IV. Comparative Analysis: 6061 vs 7075 Aluminum
Strength and Durability:
- Tensile Strength: 7075 aluminum alloy significantly outperforms 6061 in tensile strength. 7075 offers a tensile strength roughly double that of 6061, making it an ideal choice for highly stressed structural parts.
- Fatigue Resistance: Both alloys exhibit good fatigue resistance, but 7075 has the edge in applications where endurance under cyclic stress is critical, such as in aerospace components.
Flexibility and Workability:
- Fabrication Processes: 6061 aluminum is more malleable and easier to work with in fabrication processes like bending, shaping, and cutting. It's also known for its excellent weldability, a property where 7075 is somewhat lacking due to its higher susceptibility to cracking during welding.
- Machining: While both alloys are machinable, 6061 is generally preferred for complex machining operations due to its better ductility.
- Environmental Factors: 6061 aluminum exhibits superior corrosion resistance compared to 7075. This is due to its lower copper content, which makes it less susceptible to corrosion. This property makes 6061 more suitable for marine applications and other environments where exposure to moisture and chemicals is a concern.
- Protective Coatings: While 7075 is less resistant to corrosion, appropriate surface treatments and coatings can mitigate this issue, though it adds to the maintenance and care requirements.
- Significance in Selection: For applications where weight is a critical factor, both alloys present advantages. While 7075 is denser and slightly heavier, its higher strength means that less material may be needed to achieve the same performance as 6061, potentially leading to weight savings overall.
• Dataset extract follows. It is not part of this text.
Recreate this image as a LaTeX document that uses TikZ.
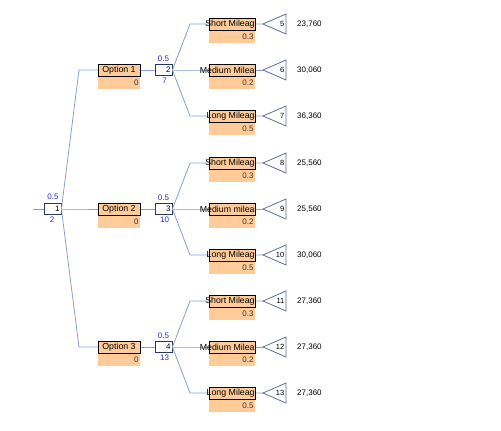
\documentclass[tikz,border=0pt]{standalone}
\usepackage{fontspec}
\setmainfont{Liberation Sans}
\definecolor{lnc}{RGB}{130,160,220}
\definecolor{boxc}{RGB}{40,55,90}
\definecolor{orng}{RGB}{255,204,153}
\definecolor{probc}{RGB}{35,45,225}
\definecolor{tric}{RGB}{95,110,145}
\definecolor{valc}{RGB}{60,50,40}
\begin{document}
\begin{tikzpicture}[x=1pt,y=-1pt,
  conn/.style={draw=lnc, line width=0.8pt},
  cbox/.style={draw=boxc, fill=white, line width=0.8pt, minimum width=17pt, minimum height=11pt,
    inner xsep=1.5pt, inner ysep=0pt, text width=14pt, align=right, font=\fontsize{8}{9}\selectfont},
  plab/.style={text=probc, inner sep=0pt, font=\fontsize{8}{9}\selectfont},
  namebox/.style={draw=black, fill=orng, line width=0.7pt, minimum height=12pt, inner sep=0pt},
  valbox/.style={fill=orng, minimum height=12pt, inner xsep=1.5pt, inner ysep=0pt, align=right,
    text=valc, font=\fontsize{8}{9}\selectfont, anchor=north},
  nametxt/.style={inner sep=0pt, anchor=east, font=\fontsize{8.8}{9}\selectfont},
  tri/.style={draw=tric, fill=white, line width=0.8pt},
  trinum/.style={inner sep=0pt, anchor=east, font=\fontsize{7.5}{8}\selectfont},
  payoff/.style={inner sep=0pt, anchor=west, font=\fontsize{8}{9}\selectfont}]
\useasboundingbox (0,0) rectangle (501,431);

% root
\coordinate (start) at (33,209);
\node[cbox] (n1) at (52.5,209) {1};
\node[plab] (n1p) at (53,197) {0.5};
\node[plab] (n1v) at (52,220) {2};
\draw[conn] (start) -- (n1.west);

% options
\foreach \k/\oy/\cn/\ca in {1/70/2/7, 2/209/3/10, 3/347/4/13}{
  \draw[conn] (n1.east) -- (79,\oy) -- (98,\oy);
  \draw[conn] (140,\oy) -- (155,\oy);
  \node[namebox, minimum width=42pt, font=\fontsize{8.8}{9}\selectfont] (o\k) at (119,\oy) {Option \k};
  \node[valbox, text width=39pt] (o\k v) at (o\k.south) {0};
  \node[cbox] (n\cn) at (163.5,\oy) {\cn};
  \node[plab] (n\cn p) at (163.5,\oy-11) {0.5};
  \node[plab] (n\cn v) at (164.5,\oy+11) {\ca};
}

% branches
\foreach \cn/\by/\t/\nm/\pr/\pay in {
  2/24/5/{Short Mileag}/0.3/{23,760},
  2/70/6/{Medium Milea}/0.2/{30,060},
  2/116/7/{Long Mileag}/0.5/{36,360},
  3/163/8/{Short Mileag}/0.3/{25,560},
  3/209/9/{Medium milea}/0.2/{25,560},
  3/255/10/{Long Mileag}/0.5/{30,060},
  4/301/11/{Short Mileag}/0.3/{27,360},
  4/347/12/{Medium Milea}/0.2/{27,360},
  4/393/13/{Long Mileag}/0.5/{27,360}}{
  \coordinate (t\t) at (263,\by);
  \draw[conn] (n\cn.east) -- (190,\by) -- (t\t);
  \node[namebox, minimum width=46pt] (b\t) at (232,\by) {};
  \node[nametxt] (b\t t) at ([xshift=-0.5pt]b\t.east) {\nm};
  \node[valbox, text width=43pt] (b\t v) at (b\t.south) {\pr};
  \draw[tri] (t\t) -- (286,\by-10) -- (286,\by+10) -- cycle;
  \node[trinum] (t\t n) at (284.5,\by) {\t};
  \node[payoff] (p\t) at (297,\by) {\pay};
}
\end{tikzpicture}
\end{document}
- Industry Specific Needs: The choice often comes down to industry-specific needs. In aerospace and high-performance automotive applications where maximum strength is crucial, 7075 is often preferred. In contrast, for projects where welding and corrosion resistance are more important, and the strength requirements are lower, 6061 is the better choice.
In summary, the selection between 6061 and 7075 aluminum alloys depends largely on the specific requirements of the application. 6061's superior workability and corrosion resistance make it suitable for a wide range of applications, while 7075 is preferred in scenarios demanding maximum strength and durability.
V. Choosing the Right Alloy for Your Needs
Choosing between 6061 and 7075 aluminum alloys involves considering various factors to ensure the material aligns with the specific requirements of your project. Here are key aspects to keep in mind:
Factors to Consider:
- Project Requirements: Assess the primary needs of your project, such as strength, weight, corrosion resistance, weldability, and machinability. For high-stress applications requiring superior strength and durability, 7075 is often the better choice. Conversely, for projects that need good corrosion resistance, easier fabrication, and welding, 6061 is more suitable.
- Cost: Generally, 6061 aluminum is less expensive than 7075. Budget constraints might influence the choice, especially in large-scale applications.
- Availability: 6061 aluminum is more widely available than 7075, which could be a crucial factor in project timelines and sourcing materials.
Examples of Industries and Projects Best Suited for Each Alloy:
- Construction and Architecture: Ideal for structural components like beams, frames, and railings due to its excellent corrosion resistance and weldability.
- Automotive Industry: Used in manufacturing automotive parts that require a good strength-to-weight ratio and welding properties.
- Consumer Electronics: Suitable for enclosures and frames of gadgets due to its good finishing properties and durability.
- Sporting Goods: Used in making bicycle frames, camping gear, and water sports equipment where corrosion resistance and weight are important.
- Aerospace Industry: The go-to material for aircraft components, including gears, shafts, and other critical parts, due to its high strength-to-weight ratio.
- Military Applications: Used in manufacturing military equipment such as firearms and tactical gear that require high durability.
- High-Performance Automotive: Ideal for racing components and other automotive parts where maximum strength is essential.
- Sporting Equipment: Used in applications where strength is more critical than weight, such as in climbing equipment and professional-grade bicycle components.
In summary, the choice between 6061 and 7075 aluminum alloys is a crucial decision that hinges on understanding their unique properties and applications. 6061 aluminum, known for its excellent weldability, corrosion resistance, and good strength-to-weight ratio, is versatile and well-suited for a wide range of applications from construction to consumer electronics. On the other hand, 7075 aluminum stands out for its superior strength and durability, making it the preferred choice in aerospace, military, and high-performance automotive industries.
The comparative analysis highlights that each alloy has its specific advantages and limitations. 6061 is the more cost-effective and easily workable option, ideal for projects requiring welding and resistance to environmental elements. Conversely, 7075 is indispensable when the primary requirement is maximum strength and endurance, despite its higher cost and limited weldability.
Ultimately, the importance of selecting the right aluminum alloy cannot be overstated. It directly impacts the performance, longevity, and success of the project. Understanding the distinct characteristics of 6061 and 7075 aluminum alloys ensures informed decision-making, aligning material properties with project requirements for optimal results.